Effects of permeability, grid resolution, and carbonate reactions on CO2 distribution and sulphate scaling in seawater-flooded carbonates
本文针对海水驱油过程中常见的结垢问题,系统研究了CO₂在油、水相间的分配及其对碳酸盐与硫酸盐结垢风险的影响。通过构建三维三相数值模型,模拟了不同温度、压力、离子浓度和CO₂含量条件下,方解石溶解与富镁碳酸盐(如白云石)沉淀之间的耦合关系。研究发现,CO₂从残余油相向注入水中的转移显著改变了水相pH值,进而影响钙、镁、钡、锶、硫酸根和碳酸氢根等关键离子浓度,最终影响生产井的结垢风险。此外,渗透率分布对CO₂可利用性、温度传播及结垢离子运移具有显著影响。研究采用CMG GEM模拟器实现了多相流动与地球化学反应的耦合模拟,强调了在碳酸盐岩油藏中,管理温度、离子浓度与CO₂分布对于控制结垢、保障采收率的重要性。
CMG软件应用情况:
本研究使用加拿大CMG公司开发的GEM组分-地球化学耦合模拟器,构建了一个三维三相四分之一五点井网模型,模拟了水驱过程中油、水、气三相流动与矿物反应之间的相互作用。
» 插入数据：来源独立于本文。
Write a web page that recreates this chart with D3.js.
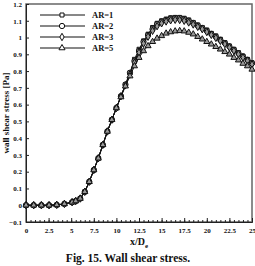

模型中考虑了11种水相离子组分(如Ca²⁺、Mg²⁺、Ba²⁺、SO₄²⁻、HCO₃⁻等)与5种矿物反应(方解石、白云石、硬石膏、石膏、重晶石等),并引入了温度依赖的溶解度模型与Pitzer活度模型,实现了CO₂分配、pH演化与结垢风险动态预测。
研究结论:
- CO₂从油相向水相的分配行为是控制碳酸盐结垢的关键机制,显著影响pH值与矿物溶解/沉淀平衡。
- 方解石溶解与白云石沉淀之间存在明确化学计量关系:每沉淀1摩尔白云石,需溶解2摩尔方解石,释放出1摩尔钙离子,可用于后续硬石膏或重晶石反应。
- 渗透率分布显著影响CO₂可利用性、冷却前沿传播速度及结垢离子突破时间,异质模型中结垢风险更高且持续时间更长。
- 网格分辨率对结垢预测结果影响有限,但粗网格会高估混合程度,导致硫酸盐突破时间被延迟约10年。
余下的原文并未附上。